Ecrit par Philippe Chauché 29.08.24 dans La Une Livres, Les Livres, Critiques, Essais

Dominique suivi de Épectases de Sollers, Stéphane Barsacq, Éditions Le Clos Jouve, mai 2024, 116 pages, 19 €

Ecrivain(s): Stéphane Barsacq

Dominique suivi de Épectases de Sollers, Stéphane Barsacq (par Philippe Chauché)

 

« Par elle-même, elle avait gardé une fraîcheur très remarquable. Elle irradiait de vie et de beauté » (Portrait d’une femme).

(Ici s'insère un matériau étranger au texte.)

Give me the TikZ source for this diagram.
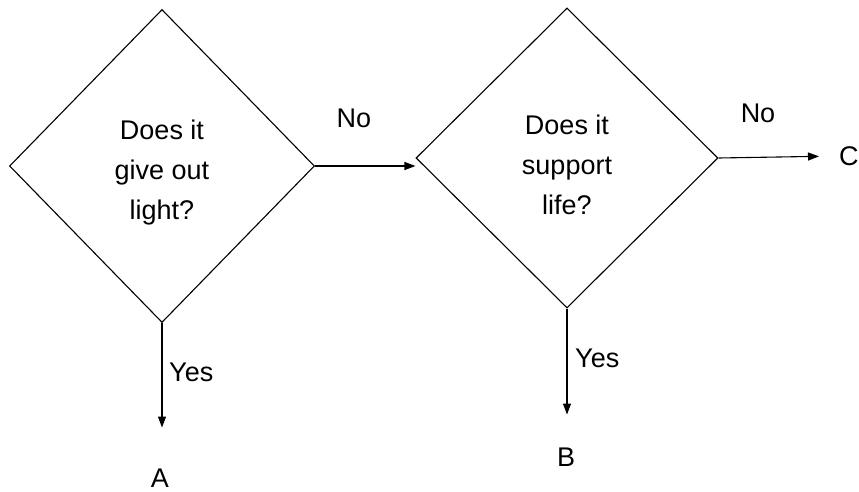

Une carte de Dominique à l’encre bleue : « Cher Stéphane, Heureuse de vous avoir vu, plus byzantin que jamais, c’est-à-dire très beau, comme je vous l’ai déjà dit. Et j’ai toujours raison » (Page de journal, 12 décembre 1999).

« Sollers était au cœur du pouvoir, cependant qu’il s’en tenait en retrait, par une liberté réelle. Comme Claudel, il n’a pas voulu être maudit pour réussir, il a voulu réussir quitte à être maudit » (Sur Sollers).

« Ce qui intéresse Sollers au fond ? L’élégance des êtres. Leur faculté à la joie. L’élan de la nuance du plaisir qui les détermine » (Hommage).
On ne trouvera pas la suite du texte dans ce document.